Copy exactly the lines from the beginning of the data down to and including the line holding "from matplotlib.patches import Rectangle, Patch", without any pictures.

▶ **Extracted material**:
┄┄┄┄┄┄┄┄┄┄┄┄┄┄┄┄┄┄┄┄

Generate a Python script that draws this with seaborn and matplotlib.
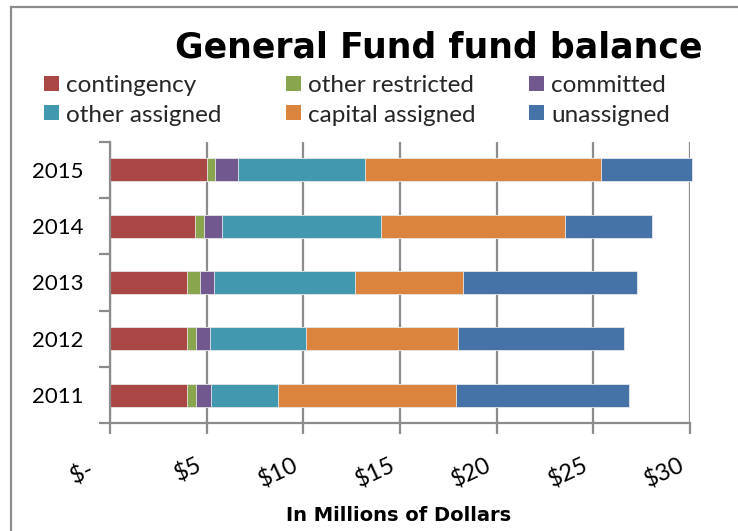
import matplotlib
matplotlib.use("Agg")
import matplotlib.pyplot as plt
import matplotlib.transforms as mtransforms
import seaborn as sns
import pandas as pd
from matplotlib.patches import Rectangle, Patch

# ---- data (millions of dollars) ----
years = ["2015", "2014", "2013", "2012", "2011"]
series_names = ["contingency", "other restricted", "committed",
                "other assigned", "capital assigned", "unassigned"]
contingency = [5.0, 4.4, 4.0, 4.0, 4.0]
other_restricted = [0.45, 0.47, 0.67, 0.46, 0.46]
committed = [1.15, 0.92, 0.72, 0.72, 0.78]
other_assigned = [6.6, 8.25, 7.3, 4.94, 3.46]
capital_assigned = [12.2, 9.5, 5.57, 7.9, 9.22]
unassigned = [4.7, 4.5, 8.98, 8.57, 8.9]
x_ticks = [0, 5, 10, 15, 20, 25, 30]
x_tick_labels = [r"\$-  ", r"\$5", r"\$10", r"\$15", r"\$20", r"\$25", r"\$30"]
colors = ["#AA4643", "#89A54E", "#71588F", "#4198AF", "#DB843D", "#4572A7"]

sns.set_theme(style="white")
plt.rcParams["font.family"] = ["Lato", "DejaVu Sans"]

W, H = 738, 531
fig = plt.figure(figsize=(W / 100, H / 100), dpi=100)
fig.patch.set_facecolor("white")

ax_left, ax_right, ax_top, ax_bottom = 110, 690, 141.7, 423.3
ax = fig.add_axes([ax_left / W, 1 - ax_bottom / H,
                   (ax_right - ax_left) / W, (ax_bottom - ax_top) / H])

df = pd.DataFrame({"year": years,
                   "contingency": contingency,
                   "other restricted": other_restricted,
                   "committed": committed,
                   "other assigned": other_assigned,
                   "capital assigned": capital_assigned,
                   "unassigned": unassigned})
cum = df[series_names].cumsum(axis=1)
cum["year"] = df["year"]

# stacked bars: draw cumulative totals from the outermost segment inwards
for name, col in reversed(list(zip(series_names, colors))):
    sns.barplot(data=cum, x=name, y="year", order=years, orient="h",
                color=col, saturation=1, width=0.41, errorbar=None,
                edgecolor="#E8E8E8", linewidth=0.6, clip_on=False, ax=ax)

ax.set_xlim(0, 30)
ax.set_ylim(4.5, -0.5)
ax.set_xlabel("")
ax.set_ylabel("")

grid_col = "#8C8C8C"
ax.xaxis.grid(True, color=grid_col, linewidth=1.6)
ax.yaxis.grid(False)
ax.set_axisbelow(True)

for s in ["top", "right"]:
    ax.spines[s].set_visible(False)
for s in ["left", "bottom"]:
    ax.spines[s].set_color(grid_col)
    ax.spines[s].set_linewidth(1.6)

ax.set_xticks(x_ticks)
ax.tick_params(axis="x", which="major", direction="out", length=8, width=1.6,
               color=grid_col, pad=14, labelsize=17, labelcolor="black",
               bottom=True)
ax.set_yticks(range(len(years)))
ax.set_yticks([i - 0.5 for i in range(len(years) + 1)], minor=True)
ax.tick_params(axis="y", which="major", length=0, pad=19, labelsize=16,
               labelcolor="black", left=True)
ax.tick_params(axis="y", which="minor", direction="out", length=8, width=1.6,
               color=grid_col, left=True)

ax.set_xticklabels(x_tick_labels, rotation=25, ha="right", va="top",
                   rotation_mode="anchor")
shift = mtransforms.ScaledTranslation(-11 / 100, 0, fig.dpi_scale_trans)
for lab in ax.get_xticklabels():
    lab.set_transform(lab.get_transform() + shift)

# title and axis title
fig.text(439 / W, 1 - 57 / H, "General Fund fund balance", ha="center",
         va="baseline", fontsize=25, fontweight="bold", color="black",
         family=["DejaVu Sans"])
fig.text(399 / W, 1 - 521 / H, "In Millions of Dollars", ha="center",
         va="baseline", fontsize=14, fontweight="bold", color="black",
         family=["DejaVu Sans"])

# legend: three columns, two rows (row-major order like the reference)
col_x = [44, 286, 529]
for c in range(3):
    idx = [c, c + 3]
    handles = [Patch(facecolor=colors[i], edgecolor="none") for i in idx]
    labels = [series_names[i] for i in idx]
    fig.legend(handles, labels, loc="upper left",
               bbox_to_anchor=(col_x[c] / W, 1 - 75 / H),
               frameon=False, fontsize=17.5, handlelength=0.62,
               handleheight=0.58, handletextpad=0.3,
               labelspacing=0.35, borderpad=0, borderaxespad=0)

# outer chart border (extends beyond right/bottom of the image)
fig.add_artist(Rectangle((10.5 / W, -0.05), 1.0, 1 - 7 / H + 0.05,
                         transform=fig.transFigure, fill=False,
                         edgecolor=grid_col, linewidth=1.6))

fig.savefig("out.png", dpi=100, facecolor="white")
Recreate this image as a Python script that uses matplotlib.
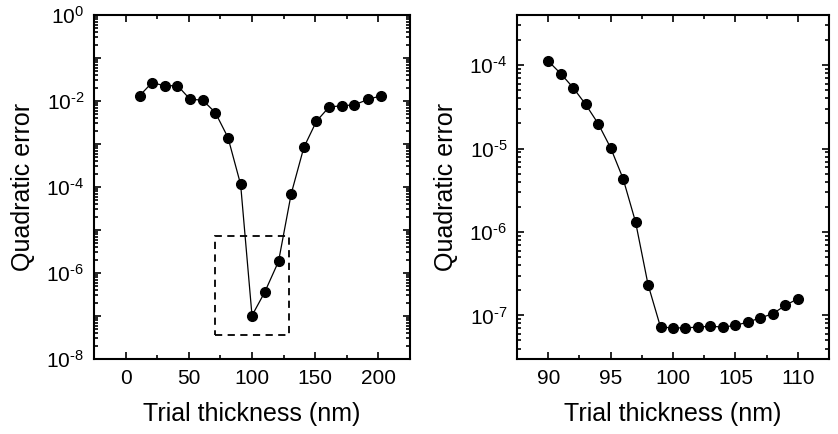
import matplotlib
matplotlib.use("Agg")
import matplotlib.pyplot as plt
import matplotlib.ticker as mticker
from matplotlib.patches import Rectangle
import numpy as np

plt.rcParams['font.family'] = ['Liberation Sans', 'DejaVu Sans']
plt.rcParams['mathtext.fontset'] = 'custom'
plt.rcParams['mathtext.rm'] = 'Liberation Sans'
plt.rcParams['mathtext.it'] = 'Liberation Sans'
plt.rcParams['mathtext.default'] = 'regular'

# Left panel: coarse scan
thick_coarse = [11, 21, 31, 41, 51, 61, 71, 81, 91, 100,
                110, 121, 131, 141, 151, 161, 171, 181, 192, 202]
log_err_coarse = [-1.88, -1.57, -1.65, -1.64, -1.96, -1.98, -2.27, -2.85, -3.94, -6.99,
                  -6.45, -5.73, -4.16, -3.08, -2.47, -2.14, -2.11, -2.09, -1.96, -1.88]
err_coarse = [10 ** v for v in log_err_coarse]

# Right panel: fine scan
thick_fine = list(range(90, 111))
log_err_fine = [-3.95, -4.10, -4.27, -4.47, -4.70, -4.99, -5.36, -5.88, -6.63, -7.14,
                -7.15, -7.15, -7.14, -7.13, -7.14, -7.12, -7.08, -7.03, -6.98, -6.88, -6.80]
err_fine = [10 ** v for v in log_err_fine]

# Zoom box (x0, x1, y0, y1)
box = [71, 129, 3.7e-8, 7.4e-6]

fig = plt.figure(figsize=(8.38, 4.34), dpi=100)
axL = fig.add_axes([94/838, 1-359/434, (410-94)/838, (359-15)/434])
axR = fig.add_axes([517/838, 1-359/434, (829-517)/838, (359-15)/434])

def style(ax):
    for s in ax.spines.values():
        s.set_linewidth(1.5)
    ax.tick_params(which='both', direction='in', top=True, right=True,
                   labelsize=15, width=1.2)
    ax.tick_params(which='major', length=5, pad=7)
    ax.tick_params(which='minor', length=2.8)
    ax.set_xlabel('Trial thickness (nm)', fontsize=18, labelpad=10)
    ax.set_ylabel('Quadratic error', fontsize=18, labelpad=8)

def sup(e):
    s = '\u2010%d' % abs(e) if e < 0 else '%d' % e
    return r'$10^{%s}$' % s

# Left
axL.plot(thick_coarse, err_coarse, '-', color='black', lw=0.9,
         marker='o', ms=7, mfc='black', mec='black')
axL.set_yscale('log')
axL.set_ylim(1e-8, 1)
axL.set_xlim(-25, 225)
axL.xaxis.set_major_locator(mticker.MultipleLocator(50))
axL.xaxis.set_minor_locator(mticker.MultipleLocator(25))
axL.yaxis.set_major_locator(mticker.LogLocator(base=10, numticks=20))
axL.yaxis.set_minor_locator(mticker.LogLocator(base=10, subs=np.arange(2, 10), numticks=50))
def fmtL(v, pos):
    e = int(round(np.log10(v)))
    return sup(e) if e % 2 == 0 else ''
axL.yaxis.set_major_formatter(mticker.FuncFormatter(fmtL))
axL.yaxis.set_minor_formatter(mticker.NullFormatter())
axL.add_patch(Rectangle((box[0], box[2]), box[1]-box[0], box[3]-box[2],
                        fill=False, ls=(0, (4, 3)), lw=1.3, ec='black'))
style(axL)

# Right
axR.plot(thick_fine, err_fine, '-', color='black', lw=0.9,
         marker='o', ms=7, mfc='black', mec='black')
axR.set_yscale('log')
axR.set_ylim(3e-8, 4e-4)
axR.set_xlim(87.5, 112.5)
axR.xaxis.set_major_locator(mticker.MultipleLocator(5))
axR.xaxis.set_minor_locator(mticker.MultipleLocator(2.5))
axR.yaxis.set_major_locator(mticker.LogLocator(base=10, numticks=20))
axR.yaxis.set_minor_locator(mticker.LogLocator(base=10, subs=np.arange(2, 10), numticks=50))
def fmtR(v, pos):
    return sup(int(round(np.log10(v))))
axR.yaxis.set_major_formatter(mticker.FuncFormatter(fmtR))
axR.yaxis.set_minor_formatter(mticker.NullFormatter())
style(axR)

fig.savefig('out.png', dpi=100)
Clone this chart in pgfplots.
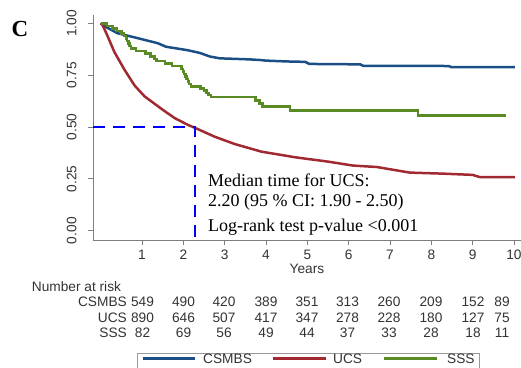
\documentclass[border=0pt]{standalone}
\usepackage{pgfplots}
\pgfplotsset{compat=1.18}
\usepackage{fontspec}
\setmainfont{Liberation Serif}
\setsansfont{Liberation Sans}
\definecolor{cblue}{HTML}{1B4E85}
\definecolor{cred}{HTML}{A12A32}
\definecolor{cgreen}{HTML}{5A8A23}
\definecolor{axgray}{HTML}{7F7F7F}
\definecolor{txt}{HTML}{333333}
\newcommand{\tl}{\sffamily\fontsize{13.7}{15}\selectfont}
\newcommand{\an}{\rmfamily\fontsize{18}{20}\selectfont}
\begin{document}
\begin{tikzpicture}
\useasboundingbox (0,0) rectangle (521pt,367pt);
\begin{axis}[
  at={(93pt,127pt)}, anchor=south west,
  scale only axis, width=428pt, height=225pt,
  xmin=-0.186, xmax=10.17, ymin=-0.045, ymax=1.040,
  axis lines=left, axis line style={-, draw=axgray, line width=0.9pt},
  tick align=outside, major tick length=5pt,
  tick style={axgray, line width=0.9pt},
  xtick={1,2,3,4,5,6,7,8,9,10}, xticklabels={1,2,3,4,5,6,7,8,9,10},
  ytick={0,0.25,0.5,0.75,1}, yticklabels={0.00,0.25,0.50,0.75,1.00},
  ticklabel style={font=\tl, text=txt},
  yticklabel style={xshift=-11.3pt, rotate=90, anchor=south, inner sep=0pt},
  xticklabel style={anchor=north, inner sep=0pt, yshift=-5pt},
  clip=false,
]
% CSMBS
\addplot[cblue, line width=2.5pt, line join=round] coordinates {
(0,1.0) (0.1,0.985) (0.41,0.952) (0.9,0.928) (1.38,0.904) (1.58,0.887)
(2.11,0.870) (2.4,0.857) (2.64,0.840) (2.88,0.831) (3.6,0.826) (3.85,0.823)
(4.0,0.820) (4.5,0.816) (4.95,0.814) (5.05,0.804) (6.28,0.802) (6.35,0.795)
(8.42,0.794) (8.48,0.789) (10.02,0.789)};
% UCS
\addplot[cred, line width=2.5pt, line join=round] coordinates {
(0,1.0) (0.05,0.99) (0.17,0.937) (0.33,0.862) (0.57,0.778) (0.82,0.700)
(1.06,0.648) (1.33,0.608) (1.55,0.576) (1.79,0.543) (2.11,0.510) (2.28,0.496)
(2.76,0.453) (3.24,0.418) (3.89,0.381) (4.7,0.354) (5.5,0.333) (6.1,0.314)
(6.68,0.307) (7.48,0.280) (8.28,0.275) (9.0,0.269) (9.18,0.258) (10.02,0.258)};
% SSS
\addplot[cgreen, line width=2.5pt, const plot] coordinates {
(0,1.000) (0.15,0.988) (0.28,0.976) (0.40,0.963) (0.50,0.951) (0.57,0.939)
(0.61,0.927) (0.64,0.915) (0.67,0.902) (0.70,0.890) (0.73,0.878) (0.85,0.866)
(1.08,0.854) (1.20,0.841) (1.30,0.829) (1.35,0.817) (1.56,0.805) (1.72,0.793)
(1.96,0.780) (1.99,0.768) (2.02,0.756) (2.05,0.744) (2.08,0.732) (2.11,0.720)
(2.14,0.707) (2.18,0.695) (2.42,0.686) (2.50,0.676) (2.56,0.665) (2.61,0.654)
(2.67,0.644) (3.74,0.628) (3.84,0.613) (3.92,0.598) (4.58,0.579) (7.68,0.556)
(9.80,0.556)};
% median lines
\addplot[blue, line width=2.6pt, dash pattern=on 11.5pt off 8.5pt] coordinates {
(-0.186,0.5) (2.28,0.5) (2.28,-0.045)};
\end{axis}
% annotation
\node[anchor=base west, inner sep=0pt, text=black] at (208pt,180.3pt) {\an Median time for UCS:};
\node[anchor=base west, inner sep=0pt, text=black] at (208pt,160.3pt) {\an 2.20 (95 \% CI: 1.90 - 2.50)};
\node[anchor=base west, inner sep=0pt, text=black] at (208pt,136pt) {\an Log-rank test p-value <0.001};
% panel letter
\node[anchor=base, inner sep=0pt] at (20pt,330.3pt) {\fontsize{23}{25}\selectfont\bfseries C};
% x label
\node[anchor=base, inner sep=0pt, text=txt] at (307pt,93.8pt) {\tl Years};
% number at risk
\node[anchor=base west, inner sep=0pt, text=txt] at (31.7pt,75.4pt) {\tl Number at risk};
\node[anchor=base east, inner sep=0pt, text=txt] at (127pt,60.4pt) {\tl CSMBS};
\node[anchor=base east, inner sep=0pt, text=txt] at (127pt,44.4pt) {\tl UCS};
\node[anchor=base east, inner sep=0pt, text=txt] at (127pt,29.1pt) {\tl SSS};
\foreach \x/\a/\b/\c in {142.5/549/890/82, 183.5/490/646/69, 224/420/507/56, 266/389/417/49,
  307/351/347/44, 347.5/313/278/37, 389/260/228/33, 431/209/180/28, 473/152/127/18, 502/89/75/11} {
  \node[anchor=base, inner sep=0pt, text=txt] at (\x pt,60.4pt) {\tl \a};
  \node[anchor=base, inner sep=0pt, text=txt] at (\x pt,44.4pt) {\tl \b};
  \node[anchor=base, inner sep=0pt, text=txt] at (\x pt,29.1pt) {\tl \c};
}
% legend
\draw[draw=axgray!80, line width=0.8pt] (137pt,-10pt) rectangle (479pt,13.5pt);
\draw[cblue, line width=2.5pt] (143pt,8.7pt) -- (195pt,8.7pt);
\draw[cred, line width=2.5pt] (273pt,8.7pt) -- (326pt,8.7pt);
\draw[cgreen, line width=2.5pt] (384pt,8.7pt) -- (437pt,8.7pt);
\node[anchor=base west, inner sep=0pt, text=txt] at (203pt,3.6pt) {\tl CSMBS};
\node[anchor=base west, inner sep=0pt, text=txt] at (333pt,3.6pt) {\tl UCS};
\node[anchor=base west, inner sep=0pt, text=txt] at (447pt,3.6pt) {\tl SSS};
\end{tikzpicture}
\end{document}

┄┄┄┄┄┄┄┄┄┄┄┄┄┄┄┄┄┄┄┄

▶ **Task answer**:
Generate a Python script that draws this with seaborn and matplotlib.
import matplotlib
matplotlib.use("Agg")
import matplotlib.pyplot as plt
import matplotlib.transforms as mtransforms
import seaborn as sns
import pandas as pd
from matplotlib.patches import Rectangle, Patch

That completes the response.